What happens when a large open source project dies?

https://nesbitt.io/2026/02/21/whale-fall.html

Whale Fall

What happens when a large open source project dies.

Andrew Nesbitt
@andrewnez > You could measure it: look at the fork and dependency graphs of dead projects over time, count how many new projects cite a dead dependency, compare the half-life of a whale fall in npm versus crates versus rubygems.

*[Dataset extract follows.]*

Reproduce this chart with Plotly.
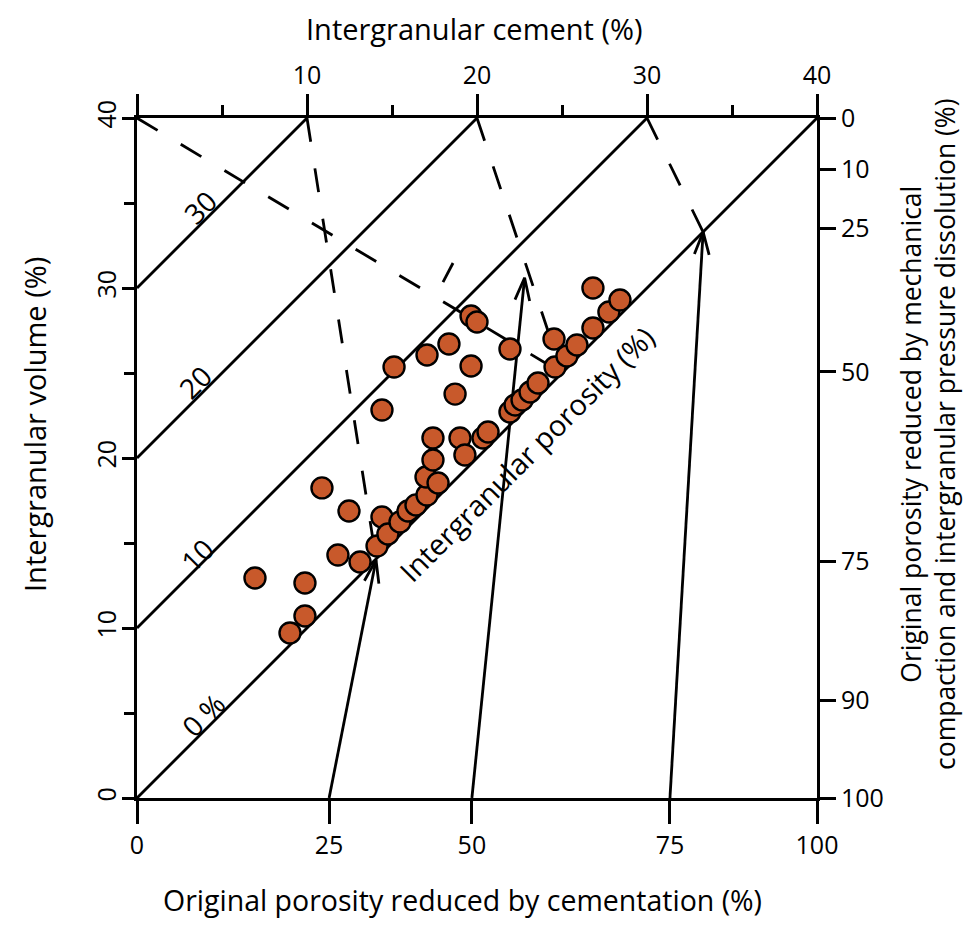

That's more a measurement of neglectful maintainers than anything else though.
@andrewnez good topic, great article
@andrewnez Wonderful writeup, many thanks! Really enjoyed the read.
@andrewnez Indeed a very good read. I took a long break from keeping up with technology news and focused on family and a more semi-digital career until recently, when I started keeping up with the FOSS evolution and the Fediverse. This resonates with me, I feel like I am diving into a combination of evolution, archeology and scavengehunting.
@andrewnez very compelling framing of the life cycle of open source projects. Thanks for this perspective. This is an interesting read.

@andrewnez

the 2010 were the years I went back to school in IT, and by 2019 I realized something was going terribly wrong... and soon after burned out.

we made the world or work less physically demanding, but made it complex beyond our understanding, until every project breaks apart like the Tower of Babel.

@Sassinake @andrewnez whale fall is a great analogy. But what of the ones that somehow stay afloat? From the PHP world I’m thinking of projects like drupal - don’t use it, but it’s been around for yonks and last time I checked the code looked very well cared for. Or the small ones that are essential and still mostly one person’s work. Is there any common denominator?

@Kynx @andrewnez

this article is about open source projects that die.

@Sassinake @andrewnez um yes. I did read it thanks.
@andrewnez
Interesting, let's hope same happens to MinIO, since the project got archived and it was the best option

@andrewnez Excellent analogy, excellent writing. Thank you.

PS. Same with trees: Left alone, it takes a forest ecosystem hundreds of years to fully decompose and recycle an old fallen tree, in many stages.

@andrewnez This is really insightful. I love the metaphor.

One thing that has changed, since some of the examples you listed, is a bit of a diversification of code repositories. Even though GitHub still has an overwhelming dominance, significant projects are moving to self hosted or codeberg, etc.

I can’t decide whether this is worth acknowledging in the metaphor. Like the repository services are oceans and a whale fall in one might not nourish projects in another. Or a different way to think of it is that how easy it is to fork/collaborate and submit PRs has an impact on how easy it is for the ecosystem to feed on the carcass.

The more I think about it the less important it seems. I think maybe maybe my idea is an irrelevant detail. The fact that someone can pick up the dead project and host its code anywhere is probably sufficient.

This is how I can tell it’s such a good metaphor, though. It provokes lines of thinking and reasoning by exploring the metaphor and mapping back to the real world.

I think this blog post is going to resonate with me a while. Thanks!

“The file formats we commit live after us; Runtime optimizations go to the grave.”

The conclusion made me wonder how many other industries went through similar periods of diversification and consolidation. You need interoperability to be important for the equivalent of an API … Bolts? Recording media? Bicycles? Canning jars?

@andrewnez

@clew @andrewnez Industrial epistemology studies just what the body of knowledge of engineering is, and what processes were used to reach it. Engineering standards are in many ways similar to Open Source standards/protocols/etc.

(1) https://www.tandfonline.com/doi/full/10.1080/19378629.2022.2124025#d1e75

(2) https://link.springer.com/chapter/10.1007/978-3-319-16172-3_9

Not just the proper name but *footnotes*! thank you.

@vlad @andrewnez

@andrewnez Interesting read, thank you.

I wonder what things would look like if we had universal basic income and actually taxed corporations to the point where a trillion-dollar corporation was an impossibility. (Hey, a girl can dream, can’t she?)